WRITTEN PROBLEM: Your task is to output the listing word for word, with pictures excluded.

INFORMATION SHOWN:
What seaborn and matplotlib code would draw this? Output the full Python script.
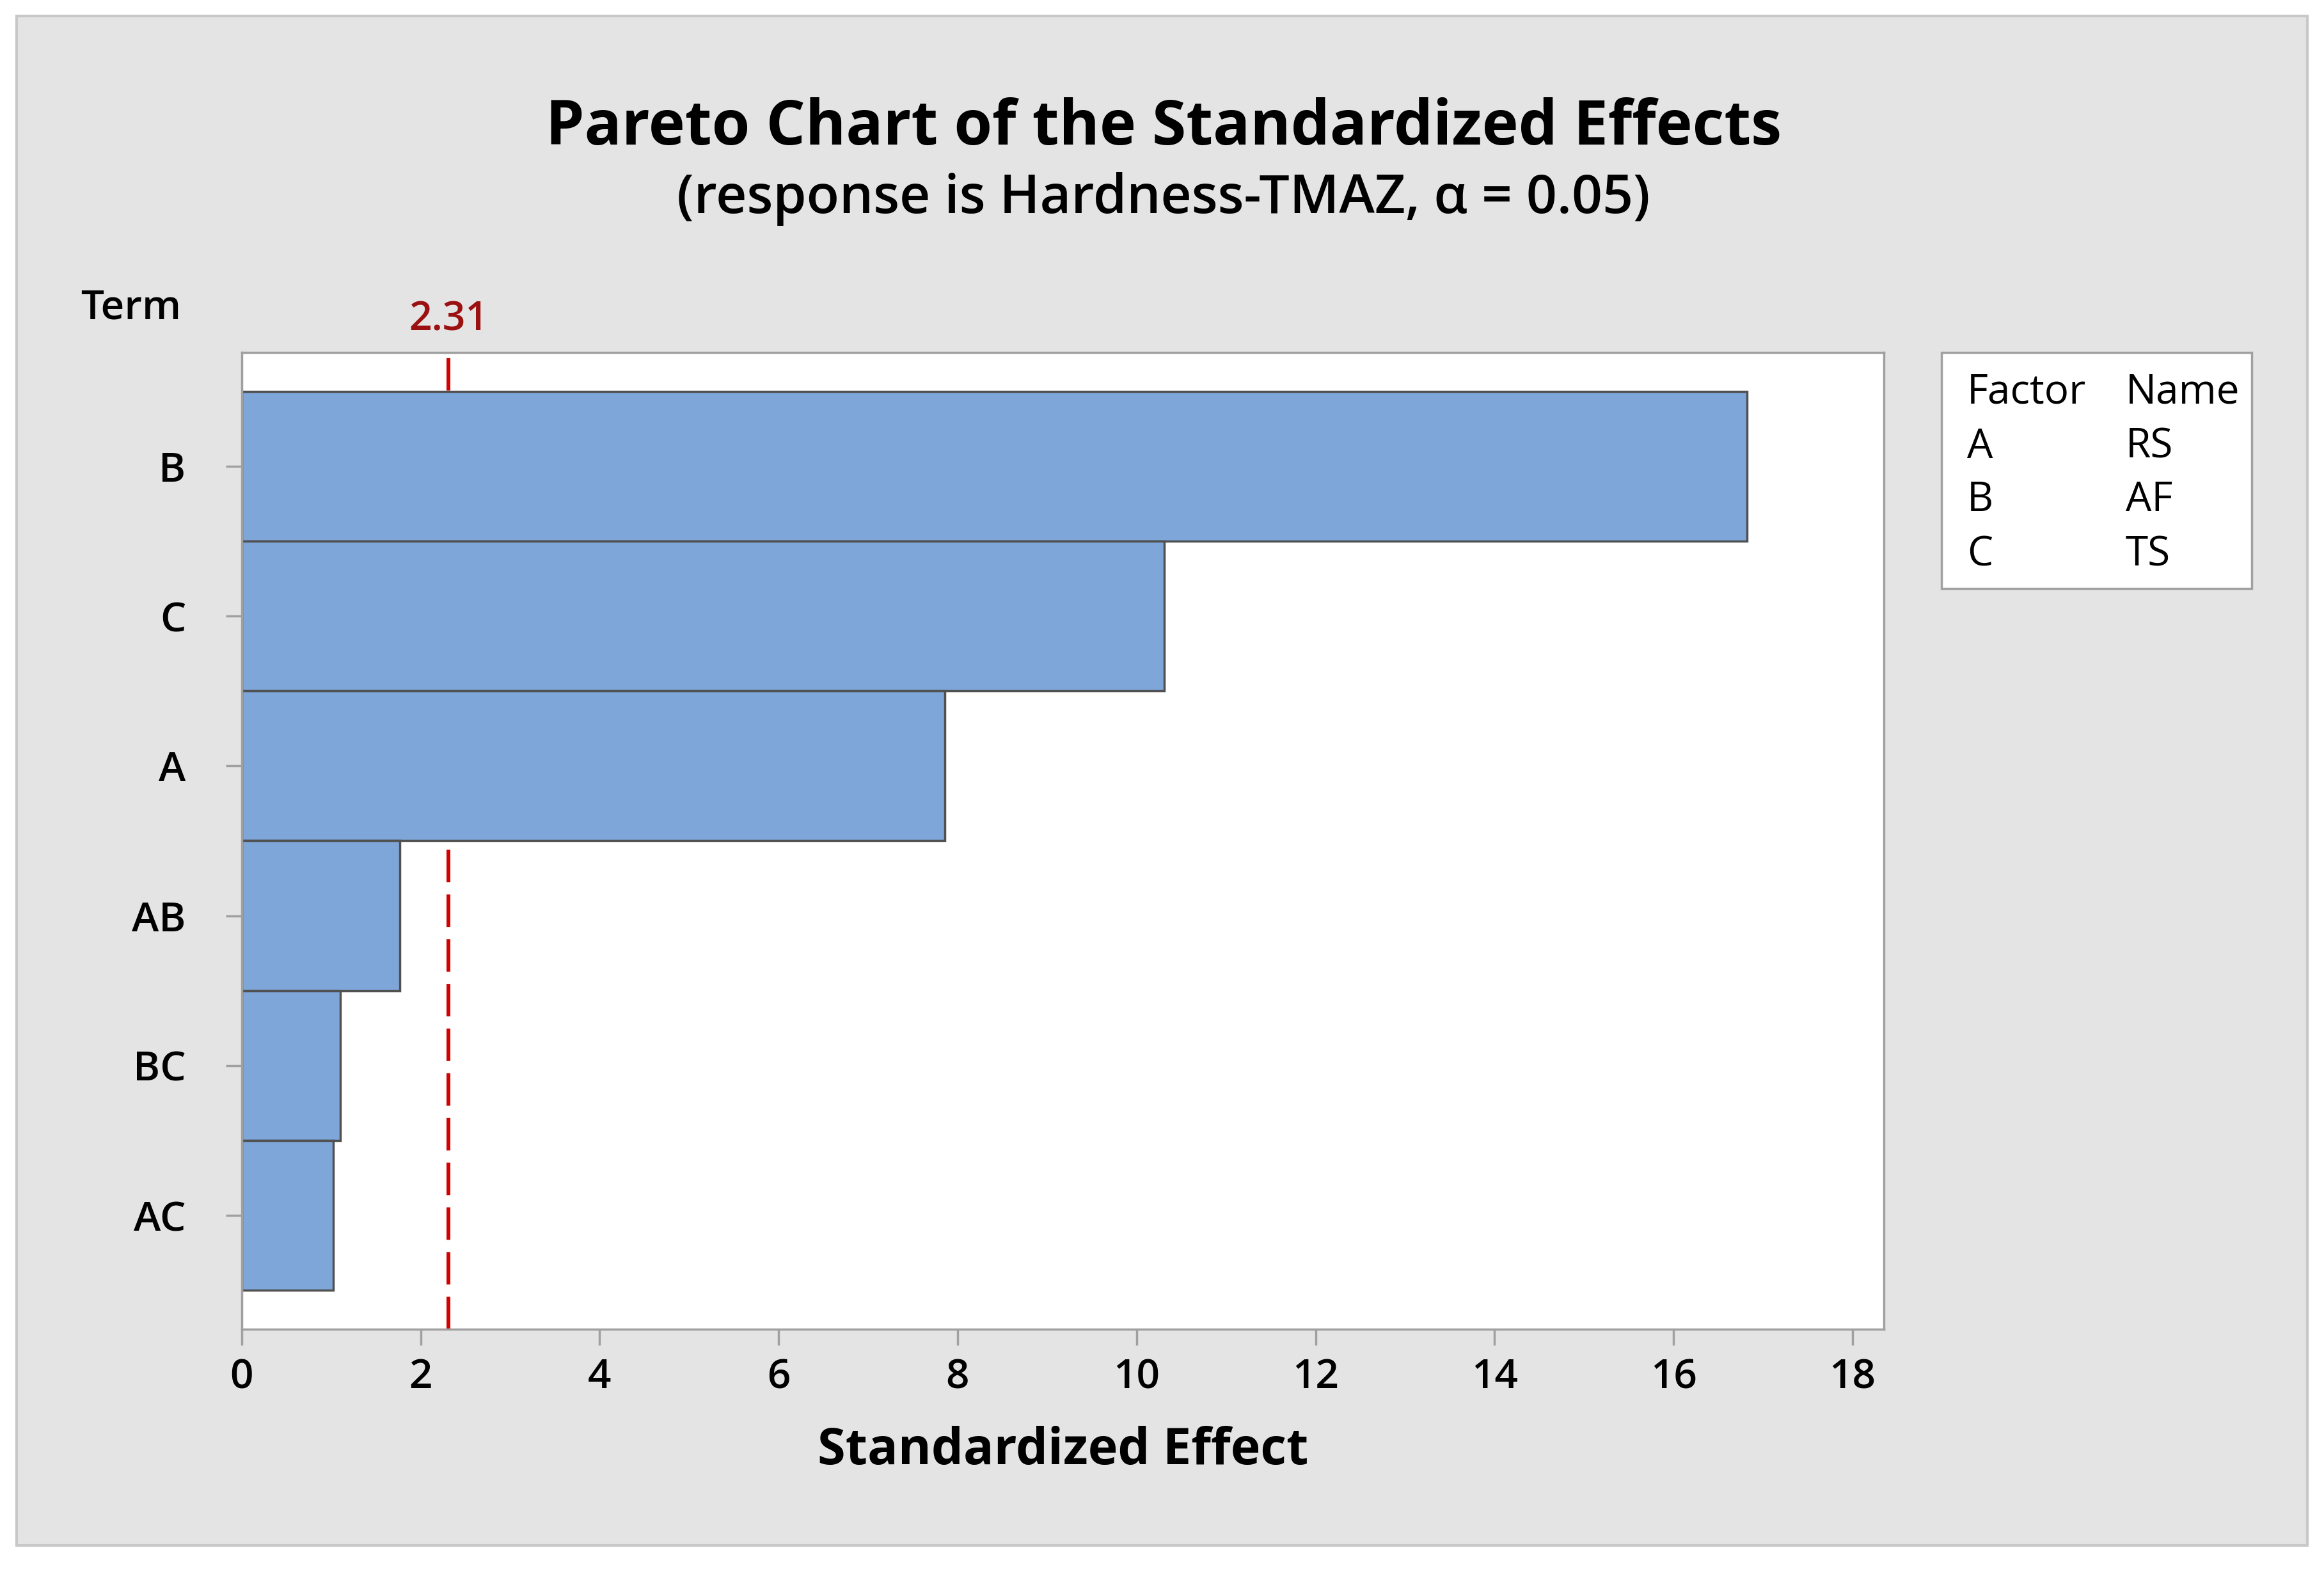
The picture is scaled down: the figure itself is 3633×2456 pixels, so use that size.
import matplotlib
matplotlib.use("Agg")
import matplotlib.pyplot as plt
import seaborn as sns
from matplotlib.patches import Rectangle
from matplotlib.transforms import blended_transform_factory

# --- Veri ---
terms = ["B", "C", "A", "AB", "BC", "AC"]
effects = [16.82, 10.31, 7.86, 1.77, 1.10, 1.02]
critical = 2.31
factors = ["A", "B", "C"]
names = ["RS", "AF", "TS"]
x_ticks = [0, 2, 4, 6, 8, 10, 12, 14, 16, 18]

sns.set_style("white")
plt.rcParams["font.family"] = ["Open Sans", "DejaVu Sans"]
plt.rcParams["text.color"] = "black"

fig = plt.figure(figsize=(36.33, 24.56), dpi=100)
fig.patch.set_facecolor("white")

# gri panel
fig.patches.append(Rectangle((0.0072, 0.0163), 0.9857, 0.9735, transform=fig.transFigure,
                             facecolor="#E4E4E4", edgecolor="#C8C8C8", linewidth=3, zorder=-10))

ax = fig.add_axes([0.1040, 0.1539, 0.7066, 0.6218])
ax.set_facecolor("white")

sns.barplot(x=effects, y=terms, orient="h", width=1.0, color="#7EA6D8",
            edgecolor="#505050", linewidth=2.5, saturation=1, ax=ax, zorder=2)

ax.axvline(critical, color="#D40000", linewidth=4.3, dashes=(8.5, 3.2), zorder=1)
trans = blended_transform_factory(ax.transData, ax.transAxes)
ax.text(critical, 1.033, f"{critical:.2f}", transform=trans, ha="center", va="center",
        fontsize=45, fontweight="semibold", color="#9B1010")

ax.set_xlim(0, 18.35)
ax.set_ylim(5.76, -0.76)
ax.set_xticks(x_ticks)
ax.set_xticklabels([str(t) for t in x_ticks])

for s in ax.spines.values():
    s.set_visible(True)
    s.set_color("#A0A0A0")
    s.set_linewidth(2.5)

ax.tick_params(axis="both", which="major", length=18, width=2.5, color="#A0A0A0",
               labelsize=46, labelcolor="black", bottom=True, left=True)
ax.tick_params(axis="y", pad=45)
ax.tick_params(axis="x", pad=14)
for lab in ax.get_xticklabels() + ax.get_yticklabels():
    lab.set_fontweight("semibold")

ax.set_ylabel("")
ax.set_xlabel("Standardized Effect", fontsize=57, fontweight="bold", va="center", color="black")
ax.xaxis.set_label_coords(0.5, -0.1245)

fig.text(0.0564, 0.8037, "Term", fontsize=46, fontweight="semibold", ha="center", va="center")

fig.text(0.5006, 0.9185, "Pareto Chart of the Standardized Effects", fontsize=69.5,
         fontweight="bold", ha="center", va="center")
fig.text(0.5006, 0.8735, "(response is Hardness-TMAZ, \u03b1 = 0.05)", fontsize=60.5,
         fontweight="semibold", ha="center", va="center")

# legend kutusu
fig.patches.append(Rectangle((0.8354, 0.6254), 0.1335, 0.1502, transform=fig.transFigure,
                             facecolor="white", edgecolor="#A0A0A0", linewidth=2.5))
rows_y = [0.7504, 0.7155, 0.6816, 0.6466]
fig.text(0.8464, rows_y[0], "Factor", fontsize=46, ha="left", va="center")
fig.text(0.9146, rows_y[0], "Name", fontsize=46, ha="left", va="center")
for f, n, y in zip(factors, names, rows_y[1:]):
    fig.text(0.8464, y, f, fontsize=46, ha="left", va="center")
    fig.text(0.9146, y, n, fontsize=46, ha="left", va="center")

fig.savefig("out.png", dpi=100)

THE REPLY:
What seaborn and matplotlib code would draw this? Output the full Python script.
The picture is scaled down: the figure itself is 3633×2456 pixels, so use that size.
import matplotlib
matplotlib.use("Agg")
import matplotlib.pyplot as plt
import seaborn as sns
from matplotlib.patches import Rectangle
from matplotlib.transforms import blended_transform_factory

# --- Veri ---
terms = ["B", "C", "A", "AB", "BC", "AC"]
effects = [16.82, 10.31, 7.86, 1.77, 1.10, 1.02]
critical = 2.31
factors = ["A", "B", "C"]
names = ["RS", "AF", "TS"]
x_ticks = [0, 2, 4, 6, 8, 10, 12, 14, 16, 18]

sns.set_style("white")
plt.rcParams["font.family"] = ["Open Sans", "DejaVu Sans"]
plt.rcParams["text.color"] = "black"

fig = plt.figure(figsize=(36.33, 24.56), dpi=100)
fig.patch.set_facecolor("white")

# gri panel
fig.patches.append(Rectangle((0.0072, 0.0163), 0.9857, 0.9735, transform=fig.transFigure,
                             facecolor="#E4E4E4", edgecolor="#C8C8C8", linewidth=3, zorder=-10))

ax = fig.add_axes([0.1040, 0.1539, 0.7066, 0.6218])
ax.set_facecolor("white")

sns.barplot(x=effects, y=terms, orient="h", width=1.0, color="#7EA6D8",
            edgecolor="#505050", linewidth=2.5, saturation=1, ax=ax, zorder=2)

ax.axvline(critical, color="#D40000", linewidth=4.3, dashes=(8.5, 3.2), zorder=1)
trans = blended_transform_factory(ax.transData, ax.transAxes)
ax.text(critical, 1.033, f"{critical:.2f}", transform=trans, ha="center", va="center",
        fontsize=45, fontweight="semibold", color="#9B1010")

ax.set_xlim(0, 18.35)
ax.set_ylim(5.76, -0.76)
ax.set_xticks(x_ticks)
ax.set_xticklabels([str(t) for t in x_ticks])

for s in ax.spines.values():
    s.set_visible(True)
    s.set_color("#A0A0A0")
    s.set_linewidth(2.5)

ax.tick_params(axis="both", which="major", length=18, width=2.5, color="#A0A0A0",
               labelsize=46, labelcolor="black", bottom=True, left=True)
ax.tick_params(axis="y", pad=45)
ax.tick_params(axis="x", pad=14)
for lab in ax.get_xticklabels() + ax.get_yticklabels():
    lab.set_fontweight("semibold")

ax.set_ylabel("")
ax.set_xlabel("Standardized Effect", fontsize=57, fontweight="bold", va="center", color="black")
ax.xaxis.set_label_coords(0.5, -0.1245)

fig.text(0.0564, 0.8037, "Term", fontsize=46, fontweight="semibold", ha="center", va="center")

fig.text(0.5006, 0.9185, "Pareto Chart of the Standardized Effects", fontsize=69.5,
         fontweight="bold", ha="center", va="center")
fig.text(0.5006, 0.8735, "(response is Hardness-TMAZ, \u03b1 = 0.05)", fontsize=60.5,
         fontweight="semibold", ha="center", va="center")

# legend kutusu
fig.patches.append(Rectangle((0.8354, 0.6254), 0.1335, 0.1502, transform=fig.transFigure,
                             facecolor="white", edgecolor="#A0A0A0", linewidth=2.5))
rows_y = [0.7504, 0.7155, 0.6816, 0.6466]
fig.text(0.8464, rows_y[0], "Factor", fontsize=46, ha="left", va="center")
fig.text(0.9146, rows_y[0], "Name", fontsize=46, ha="left", va="center")
for f, n, y in zip(factors, names, rows_y[1:]):
    fig.text(0.8464, y, f, fontsize=46, ha="left", va="center")
    fig.text(0.9146, y, n, fontsize=46, ha="left", va="center")

fig.savefig("out.png", dpi=100)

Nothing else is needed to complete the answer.